What's a good net worth at 30?
The Fidelity benchmark suggests having 1x your annual salary saved by 30. Federal Reserve data shows the median 30-year-old has about $39,000 in net worth. A "good" outcome at 30 is: no high-interest consumer debt, a meaningful emergency fund, and positive net worth with retirement savings started. If you're at or above the 1x salary benchmark, you're well positioned for the compounding that happens in your 30s and 40s. If you're below, you're in the majority — but the actions you take in your 30s matter enormously.
How is net worth typically made up at different ages?
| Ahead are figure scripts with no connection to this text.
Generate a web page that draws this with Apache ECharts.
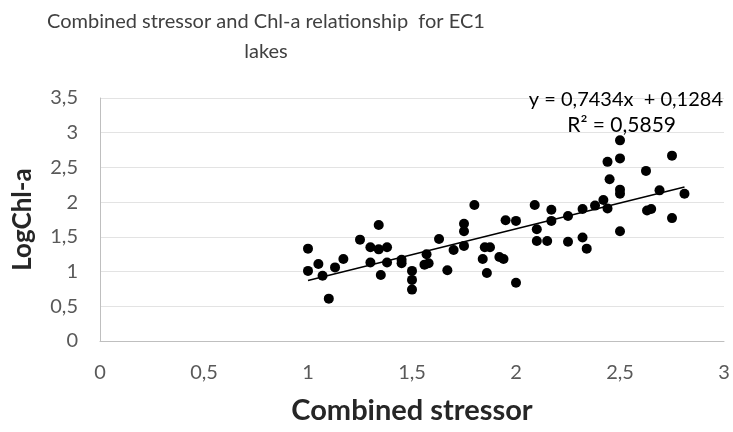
<!DOCTYPE html>
<html>
<head>
<meta charset="utf-8">
<style>
  html, body { margin: 0; padding: 0; background: #ffffff; }
  #chart { width: 733px; height: 432px; }
</style>
<script src="https://cdn.jsdelivr.net/npm/echarts@6/dist/echarts.min.js"></script>
</head>
<body>
<div id="chart"></div>
<script>
// Combined stressor (x) vs. log chlorophyll-a (y) for EC1 lakes
const stressor = [
  1.00, 1.00, 1.05, 1.07, 1.10, 1.13, 1.17, 1.25, 1.34, 1.30,
  1.34, 1.38, 1.30, 1.38, 1.35, 1.45, 1.45, 1.50, 1.50, 1.50,
  1.57, 1.56, 1.58, 1.63, 1.67, 1.70, 1.75, 1.75, 1.75, 1.80,
  1.84, 1.85, 1.875, 1.86, 1.92, 1.94, 1.95, 2.00, 2.00, 2.09,
  2.10, 2.10, 2.15, 2.17, 2.17, 2.25, 2.25, 2.32, 2.32, 2.34,
  2.38, 2.42, 2.44, 2.45, 2.44, 2.50, 2.50, 2.50, 2.50, 2.50,
  2.625, 2.63, 2.65, 2.69, 2.75, 2.75, 2.81
];
const logChl = [
  1.33, 1.01, 1.11, 0.94, 0.61, 1.06, 1.18, 1.46, 1.67, 1.35,
  1.32, 1.35, 1.13, 1.13, 0.95, 1.17, 1.12, 1.01, 0.88, 0.74,
  1.25, 1.10, 1.12, 1.47, 1.02, 1.31, 1.69, 1.58, 1.37, 1.96,
  1.18, 1.35, 1.35, 0.98, 1.21, 1.18, 1.74, 1.73, 0.84, 1.96,
  1.61, 1.44, 1.44, 1.89, 1.73, 1.80, 1.43, 1.90, 1.49, 1.33,
  1.95, 2.03, 1.91, 2.33, 2.58, 2.89, 2.63, 2.18, 2.12, 1.58,
  2.45, 1.88, 1.90, 2.17, 2.67, 1.77, 2.12
];

// Linear trendline coefficients
const slope = 0.7434;
const intercept = 0.1284;
const rSquared = 0.5859;

const xTicks = { min: 0, max: 3, interval: 0.5 };
const yTicks = { min: 0, max: 3.5, interval: 0.5 };

const points = stressor.map((x, i) => [x, logChl[i]]);
const xLo = Math.min(...stressor);
const xHi = Math.max(...stressor);
const trend = [[xLo, slope * xLo + intercept], [xHi, slope * xHi + intercept]];

const comma = v => String(v).replace('.', ',');
const FONT = 'Lato, "Open Sans", sans-serif';

const chart = echarts.init(document.getElementById('chart'), null, { renderer: 'canvas' });
chart.setOption({
  animation: false,
  backgroundColor: '#ffffff',
  title: [
    {
      text: 'Combined stressor and Chl-a relationship  for EC1\nlakes',
      left: 261, top: 2, textAlign: 'center',
      textStyle: { fontFamily: FONT, fontSize: 20, fontWeight: 'normal', color: '#404040', lineHeight: 30 }
    },
    {
      text: 'y = ' + comma(slope) + 'x  + ' + comma(intercept),
      right: 5, top: 85,
      textStyle: { fontFamily: FONT, fontSize: 20, fontWeight: 'normal', color: '#000000' }
    },
    {
      text: 'R² = ' + comma(rSquared),
      right: 52, top: 110,
      textStyle: { fontFamily: FONT, fontSize: 21, fontWeight: 'normal', color: '#000000' }
    }
  ],
  grid: { left: 100, right: 9, top: 98, bottom: 91, containLabel: false },
  xAxis: {
    type: 'value',
    min: xTicks.min, max: xTicks.max, interval: xTicks.interval,
    name: 'Combined stressor',
    nameLocation: 'middle', nameGap: 55,
    nameTextStyle: { fontFamily: FONT, fontSize: 29, fontWeight: 'bold', color: '#262626' },
    axisLine: { show: true, lineStyle: { color: '#bfbfbf', width: 1 } },
    axisTick: { show: false },
    splitLine: { show: false },
    axisLabel: { fontFamily: FONT, fontSize: 20, color: '#595959', margin: 22, formatter: comma }
  },
  yAxis: {
    type: 'value',
    min: yTicks.min, max: yTicks.max, interval: yTicks.interval,
    name: 'LogChl-a',
    nameLocation: 'middle', nameGap: 64, nameRotate: 90,
    nameTextStyle: { fontFamily: FONT, fontSize: 26, fontWeight: 'bold', color: '#262626' },
    axisLine: { show: true, lineStyle: { color: '#bfbfbf', width: 1 } },
    axisTick: { show: false },
    splitLine: { show: true, lineStyle: { color: '#e3e3e3', width: 1 } },
    axisLabel: { fontFamily: FONT, fontSize: 20, color: '#595959', margin: 22, formatter: comma }
  },
  series: [
    {
      type: 'scatter',
      data: points,
      symbol: 'circle',
      symbolSize: 10,
      itemStyle: { color: '#000000', opacity: 1 },
      z: 3
    },
    {
      type: 'line',
      data: trend,
      symbol: 'none',
      lineStyle: { color: '#000000', width: 1.5 },
      z: 4
    }
  ]
});
</script>
</body>
</html>
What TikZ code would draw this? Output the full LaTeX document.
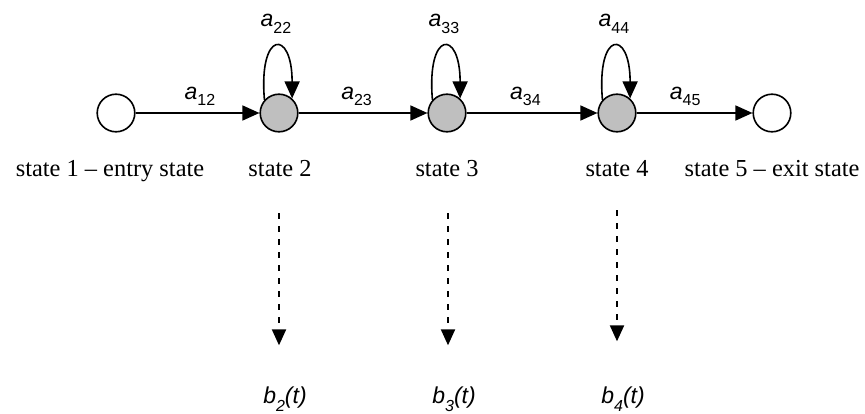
\documentclass[tikz,border=0pt]{standalone}
\usepackage{fontspec}
\setmainfont{Liberation Serif}
\newfontfamily\labfont{Liberation Sans}
\usetikzlibrary{arrows.meta}
\newcommand{\tlab}[1]{\textit{a}\raisebox{-3.5pt}{\fontsize{8}{9}\selectfont #1}}
\newcommand{\olab}[1]{\textit{b}\raisebox{-4pt}{\fontsize{8}{9}\selectfont\itshape #1}\textit{(t)}}

\begin{document}
\begin{tikzpicture}[x=0.5pt, y=0.5pt,
  state/.style={circle, draw, line width=0.8pt, minimum size=18.8pt, inner sep=0pt},
  emit/.style={state, fill=gray!50},
  tr/.style={line width=0.8pt, -{Triangle[length=8.5pt, width=7.5pt]}},
  obs/.style={line width=1pt, dash pattern=on 3pt off 3.5pt, -{Triangle[length=8pt, width=7pt]}},
  slab/.style={anchor=base, font=\fontsize{12.2}{14}\selectfont},
  alab/.style={anchor=base, inner sep=0pt, font=\labfont\fontsize{11.5}{13}\selectfont}]
  \useasboundingbox (0,0) rectangle (865,413);
  \node[state] (s1) at (116,300) {};
  \node[emit] (s2) at (279,300) {};
  \node[emit] (s3) at (447,300) {};
  \node[emit] (s4) at (617,300) {};
  \node[state] (s5) at (772,300) {};
  \node[slab] (l1) at (110,237) {state 1 -- entry state};
  \node[slab] (l2) at (280,237) {state 2};
  \node[slab] (l3) at (447,237) {state 3};
  \node[slab] (l4) at (617,237) {state 4};
  \node[slab] (l5) at (772,237) {state 5 -- exit state};
  \draw[tr] (s1) -- node[alab, pos=.52, yshift=7pt] {\tlab{12}} (s2);
  \draw[tr] (s2) -- node[alab, pos=.45, yshift=7pt] {\tlab{23}} (s3);
  \draw[tr] (s3) -- node[alab, pos=.45, yshift=7pt] {\tlab{34}} (s4);
  \draw[tr] (s4) -- node[alab, pos=.42, yshift=7pt] {\tlab{45}} (s5);
  \foreach \i in {2,3,4} \draw[tr] (s\i.138) to[out=95, in=90, distance=35pt] node[alab, yshift=10pt] {\tlab{\i\i}} (s\i.48);
  \foreach \i/\x/\top/\gap in {2/279/200/20.3pt, 3/448/200/20.3pt, 4/617/203/22.3pt} {
    \coordinate (d\i) at (\x,\top);
    \node[alab] (b\i) at (\x+6,10) {\olab{\i}};
    \draw[obs, shorten >=\gap] (d\i) -- (d\i |- b\i.north);
  }
\end{tikzpicture}
\end{document}
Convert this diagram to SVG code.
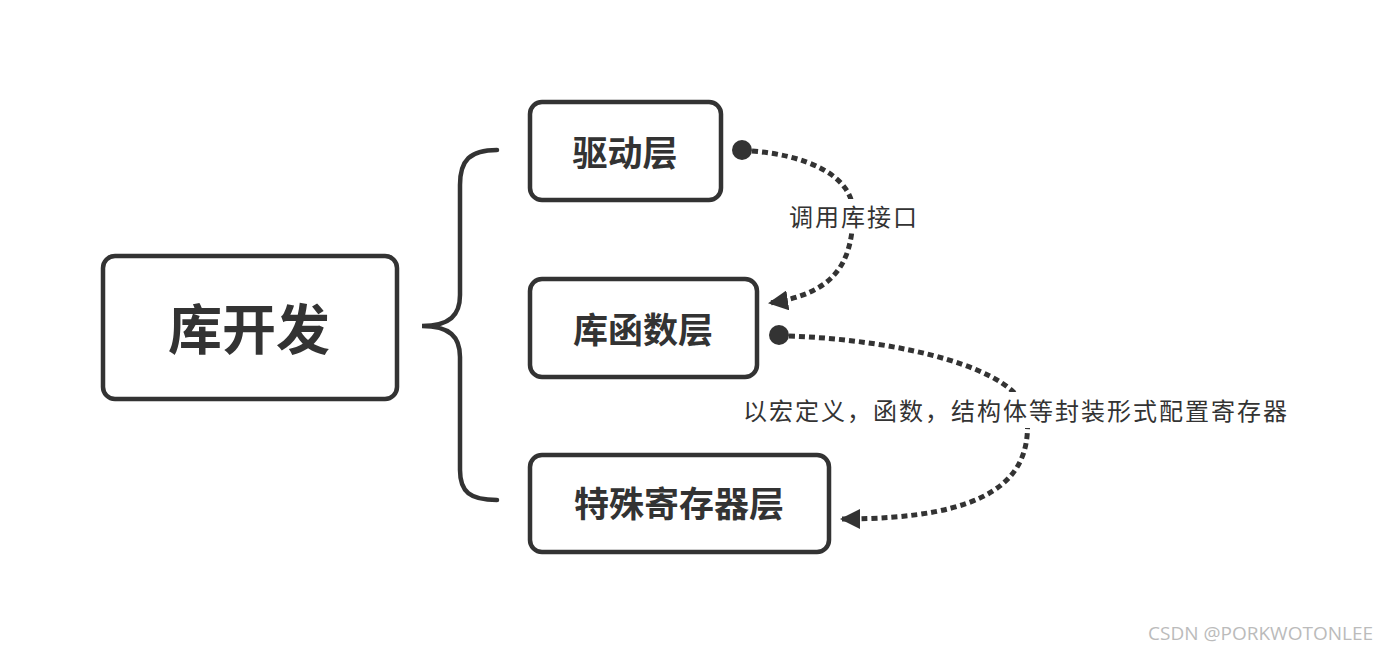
<svg xmlns="http://www.w3.org/2000/svg" width="1388" height="652" viewBox="0 0 1388 652">
<style>
.box{fill:#fff;stroke:#333;stroke-width:4.5}
.t{font-family:"Noto Sans CJK SC","Noto Sans",sans-serif;fill:#333;text-anchor:middle;dominant-baseline:central}
.b{font-weight:bold}
.lbl{font-size:24px;letter-spacing:2px}
.conn{fill:none;stroke:#333;stroke-width:5;stroke-dasharray:6 4}
.brace{fill:none;stroke:#333;stroke-width:4.5;stroke-linecap:round}
</style>
<defs>
<marker id="arr" viewBox="0 0 10 10" refX="9" refY="5" markerWidth="20" markerHeight="20" markerUnits="userSpaceOnUse" orient="auto">
<path d="M0,0 L10,5 L0,10 z" fill="#333"/>
</marker>
</defs>
<rect width="1388" height="652" fill="#fff"/>
<g id="connectors">
<path class="brace" d="M497,150 C470,150 460,160 460,185 L460,295 C460,315 450,326 422,326 C450,326 460,337 460,357 L460,470 C460,492 470,500 497,500"/>
<circle cx="742" cy="150" r="10" fill="#333"/>
<path class="conn" d="M752,151 C805,155 853,175 853,212 C853,268 830,294 770,303" marker-end="url(#arr)"/>
<circle cx="779" cy="335" r="10" fill="#333"/>
<path class="conn" d="M789,336 C900,340 1020,368 1027,415 C1033,480 990,519 842,519" marker-end="url(#arr)"/>
</g>
<g id="label1">
<rect x="784" y="199" width="138" height="34" fill="#fff"/>
<text class="t lbl" x="854" y="215">调用库接口</text>
</g>
<g id="label2">
<rect x="738" y="392" width="554" height="36" fill="#fff"/>
<text class="t lbl" x="1016" y="409">以宏定义，函数，结构体等封装形式配置寄存器</text>
</g>
<g id="root">
<rect class="box" x="103" y="256" width="294" height="143" rx="12"/>
<text class="t b" x="249" y="326" font-size="54">库开发</text>
</g>
<g id="driver">
<rect class="box" x="530" y="102" width="191" height="98" rx="12"/>
<text class="t b" x="625" y="150" font-size="35">驱动层</text>
</g>
<g id="lib">
<rect class="box" x="530" y="279" width="227" height="98" rx="12"/>
<text class="t b" x="643" y="327" font-size="35">库函数层</text>
</g>
<g id="reg">
<rect class="box" x="530" y="455" width="299" height="97" rx="12"/>
<text class="t b" x="679" y="501" font-size="35">特殊寄存器层</text>
</g>
<text x="1373" y="640" font-family="'Open Sans',sans-serif" font-size="19" fill="#bbb" text-anchor="end">CSDN @PORKWOTONLEE</text>
</svg>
In your 20s and early 30s: mostly debt elimination and starting assets — student loans and car loans are often the dominant liabilities; small 401(k) balances are the primary asset. In your 40s: home equity often becomes the largest single component, along with growing retirement accounts. In your 50s and early 60s: investment accounts (401k, IRA, taxable) often surpass home equity as the largest component as mortgages are paid down and market returns compound. By retirement: portfolio assets dominate for higher-net-worth households; for median households, home equity and Social Security (not counted in net worth but critical to income) are the pillars.
What if my net worth is well below average for my age?
First, compare to median, not mean — the mean is skewed by the wealthy and not a useful benchmark. Second, your trajectory matters more than your current position. Someone at 35 with $0 net worth but a 25% savings rate and no bad debt is in a better position than someone with $100,000 and a 5% savings rate accumulating new consumer debt each year. Third, prioritize: eliminate high-rate debt first, build a 3-month emergency fund, start capturing your full 401(k) employer match, then work up savings rate progressively. Catching up is possible throughout your 40s and 50s with the right savings rate and catchup contribution limits.